While RISFCA, by its own terms, does not appear to be directly applicable to FCUs, our understanding from our discussion with you is that Puerto Rico’s Office of the Commissioner of Financial Institutions (OCFI) has informed you informally that FCUs are subject to certain provisions. RISFCA defines finance companies to include businesses that purchase retail installment sales contracts and credit card issuers that are not authorized under any specific law to engage in the credit card business. 10 P.R. Laws Ann. §§731(15) (2002). We note that FCUs are expressly authorized by our regulations to issue credit cards. 12 C.F.R. §701.21(a). Regarding retail installment sales issues, it would have no direct applicability to FCUs since credit unions are not sellers of consumer goods. This would include those sections of the RISFCA, referenced in your letter, relating to insurance and events of default. 10 P.R. Laws Ann. §§744, 749(b) (2002). Our understanding from you is that OCFI’s position is that the provisions of RISFCA addressing permissible contract provisions apply to FCUs.

NCUA’s position regarding preemption of state law in certain areas of lending, as stated in its lending regulation, derives from the regulatory authority granted to the NCUA Board by the Federal Credit Union Act (Act). 12 U.S.C. §§1751 et seq; 12 C.F.R §701.21. Our view is that the NCUA’s lending regulation, which states it applies to the preemption of state law, applies as well to the preemption of the local laws of Puerto Rico. The Act expressly permits an FCU to offer loans and lines of credit to its members, 12 U.S.C. §107(5), and NCUA’s lending regulation preempts any state law that would limit or affect lending rates, finance charges, repayment terms or other lending conditions of FCU loans and lines of credit to members.1 12 C.F.R. §701.21(b).

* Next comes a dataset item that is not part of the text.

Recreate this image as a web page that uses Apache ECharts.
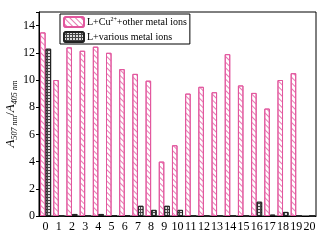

You have indicated that OCFI has informally advised you that financial institutions operating in Puerto Rico may not use an open end credit agreement to finance a consumer’s purchase of a motor vehicle. While we find no express language in RISFCA establishing this prohibition, our view is that NCUA’s lending regulation preempts this type of restriction in local law whether expressly stated in statute or regulation or a matter of local regulatory interpretation. Specifically, NCUA’s lending regulation preempts state or local law that purports to limit or affect: the terms of repayment, including the maturity of loans and lines of credit; the amount, uniformity, and frequency of payment; and the purpose of the loan or line of credit. 12 C.F.R. §701.21(b)(1)(ii)(A)-(B), and (iii)(B).

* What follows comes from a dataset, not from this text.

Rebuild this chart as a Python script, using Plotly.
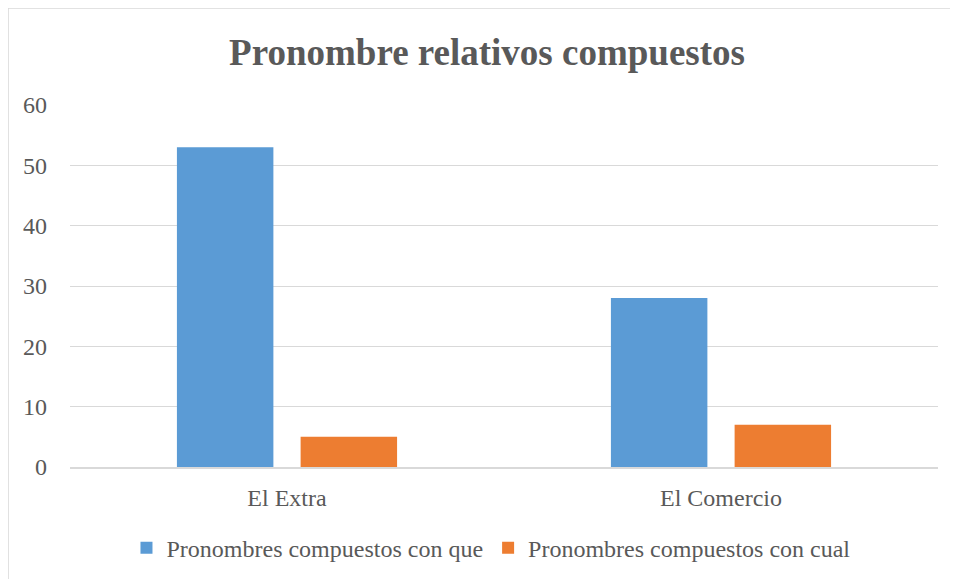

While FCUs are authorized to offer revolving, open-end credit to their members, we note it is unusual to do so in the context of automobile financing, where the value of the collateral declines substantially with the passage of time. An FCU electing to provide this type of financing must be alert to the inherent safety and soundness considerations, and we suggest that FCUs considering this type of lending may want to consult with their NCUA examiner before launching this type of lending program.

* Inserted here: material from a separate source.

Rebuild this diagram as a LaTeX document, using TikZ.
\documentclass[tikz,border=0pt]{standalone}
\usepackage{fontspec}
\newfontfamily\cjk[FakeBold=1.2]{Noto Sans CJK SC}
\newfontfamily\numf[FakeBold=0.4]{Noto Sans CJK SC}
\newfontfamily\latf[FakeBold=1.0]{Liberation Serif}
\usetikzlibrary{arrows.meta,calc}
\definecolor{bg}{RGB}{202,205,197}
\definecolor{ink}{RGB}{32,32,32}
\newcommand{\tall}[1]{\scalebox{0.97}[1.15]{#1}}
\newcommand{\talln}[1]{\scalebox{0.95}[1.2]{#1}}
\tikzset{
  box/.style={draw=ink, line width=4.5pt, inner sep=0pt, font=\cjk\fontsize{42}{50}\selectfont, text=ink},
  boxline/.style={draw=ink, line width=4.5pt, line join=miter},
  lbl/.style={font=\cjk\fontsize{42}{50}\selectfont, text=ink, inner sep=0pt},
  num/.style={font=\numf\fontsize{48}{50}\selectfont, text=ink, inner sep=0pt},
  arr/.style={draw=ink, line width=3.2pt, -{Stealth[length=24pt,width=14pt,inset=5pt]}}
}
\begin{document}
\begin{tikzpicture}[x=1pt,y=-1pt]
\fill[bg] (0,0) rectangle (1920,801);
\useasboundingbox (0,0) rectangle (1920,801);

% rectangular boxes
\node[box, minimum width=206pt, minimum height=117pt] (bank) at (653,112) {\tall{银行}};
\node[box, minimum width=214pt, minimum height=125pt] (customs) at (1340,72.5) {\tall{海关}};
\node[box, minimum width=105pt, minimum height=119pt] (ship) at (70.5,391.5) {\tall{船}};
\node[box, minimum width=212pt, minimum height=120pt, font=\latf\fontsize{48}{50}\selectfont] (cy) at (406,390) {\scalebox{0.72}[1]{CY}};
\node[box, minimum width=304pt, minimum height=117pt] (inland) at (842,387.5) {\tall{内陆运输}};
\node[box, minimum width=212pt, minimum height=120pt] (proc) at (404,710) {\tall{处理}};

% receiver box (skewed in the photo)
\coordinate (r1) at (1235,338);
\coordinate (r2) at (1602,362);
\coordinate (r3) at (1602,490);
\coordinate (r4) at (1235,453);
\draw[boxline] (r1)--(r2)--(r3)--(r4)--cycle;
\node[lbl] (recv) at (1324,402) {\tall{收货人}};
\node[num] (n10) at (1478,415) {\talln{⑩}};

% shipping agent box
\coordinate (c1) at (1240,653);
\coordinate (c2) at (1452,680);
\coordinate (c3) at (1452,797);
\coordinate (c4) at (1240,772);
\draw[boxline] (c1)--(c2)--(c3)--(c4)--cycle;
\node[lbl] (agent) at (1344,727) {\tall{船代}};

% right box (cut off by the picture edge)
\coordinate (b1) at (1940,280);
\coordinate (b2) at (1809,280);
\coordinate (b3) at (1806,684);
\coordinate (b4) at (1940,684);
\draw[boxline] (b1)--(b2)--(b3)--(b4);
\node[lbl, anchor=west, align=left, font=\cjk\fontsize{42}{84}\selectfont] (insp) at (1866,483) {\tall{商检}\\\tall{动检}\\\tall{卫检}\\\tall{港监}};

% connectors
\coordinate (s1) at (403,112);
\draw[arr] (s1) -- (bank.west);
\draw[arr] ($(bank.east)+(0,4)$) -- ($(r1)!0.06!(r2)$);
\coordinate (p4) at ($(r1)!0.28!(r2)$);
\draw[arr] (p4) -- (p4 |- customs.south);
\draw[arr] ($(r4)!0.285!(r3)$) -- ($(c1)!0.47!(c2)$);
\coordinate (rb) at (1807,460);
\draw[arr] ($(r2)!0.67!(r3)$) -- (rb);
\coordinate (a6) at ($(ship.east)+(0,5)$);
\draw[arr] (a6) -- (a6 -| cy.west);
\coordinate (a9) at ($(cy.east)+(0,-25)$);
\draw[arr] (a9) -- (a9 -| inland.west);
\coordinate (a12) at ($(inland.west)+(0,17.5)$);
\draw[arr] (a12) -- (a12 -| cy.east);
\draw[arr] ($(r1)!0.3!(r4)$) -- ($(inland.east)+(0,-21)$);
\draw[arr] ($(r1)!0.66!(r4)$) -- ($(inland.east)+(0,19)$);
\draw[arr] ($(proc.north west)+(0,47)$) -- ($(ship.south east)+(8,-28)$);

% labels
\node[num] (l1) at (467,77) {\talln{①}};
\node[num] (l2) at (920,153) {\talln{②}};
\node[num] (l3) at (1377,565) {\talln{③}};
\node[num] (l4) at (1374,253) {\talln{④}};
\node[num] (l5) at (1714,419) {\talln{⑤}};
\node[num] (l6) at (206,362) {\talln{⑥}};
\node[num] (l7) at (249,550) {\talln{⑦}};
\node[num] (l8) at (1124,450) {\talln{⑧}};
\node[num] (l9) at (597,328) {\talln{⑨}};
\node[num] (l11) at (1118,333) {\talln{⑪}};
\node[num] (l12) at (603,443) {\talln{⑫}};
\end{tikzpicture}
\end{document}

While the Act and NCUA regulations preempt much of the field of federal credit union regulation, NCUA’s lending regulation identifies specific areas of state or local law that are not preempted. 12 C.F.R. §701.21(b)(2). Further, the Office of General Counsel has recognized in legal opinions the authority of states to regulate various aspects of federal credit union operations involving registration and certain filing requirements or fees designed to protect the health, safety or welfare of state residents. For example, OGC Legal Opinion 92-0638, available on the agency website, contains a thorough discussion of federal preemption in the context of a state law pertaining to registration of credit card issuers.

Finally, while we conclude that federal law preempts local law in this case, we would like to highlight that the Act, NCUA and other federal regulations contain significant consumer protections for all member loans. For example, FCUs are subject to an 18 percent interest rate ceiling and the Act prohibits charging prepayment penalties. 12 U.S.C. 1757(5)(A)(vi); 12 U.S.C. §1757(5)(a)(viii); 12 C.F.R. §701.21(c)(7)(ii)(B). NCUA’s regulation governing credit practices prohibits an FCU from assessing a late fee on an otherwise timely monthly payment simply because a late fee assessed on an earlier payment remains unpaid. 12 C.F.R. §706.4.

We hope you find this correspondence helpful. Please let us know if we may be of further assistance.



Sheila A. Albin
Associate General Counsel



1 NCUA’s lending regulation preempts:

[A]ny state law purporting to limit or affect:

  • (i)(A) rates of interest and amounts of finance charges . . .
  • (ii) terms of repayment, including:
    • (A) the maturity of loans and lines of credit;
    • (B) the amount, uniformity, and frequency of payments, including the accrual of interest if payments are insufficient to pay all interest due;
    • (C) balloon payments; and
    • (D) prepayment limit s;
  • (iii) conditions related to:
    • (A) the amount of the loan or line of credit;
    • (B) the purpose of the loan or line of credit;
    • (C) the type or amount of security ...
    • (D) eligible borrowers; and
    • (E) the imposition and enforcement of liens on the shares of borrowers and accommodation parties.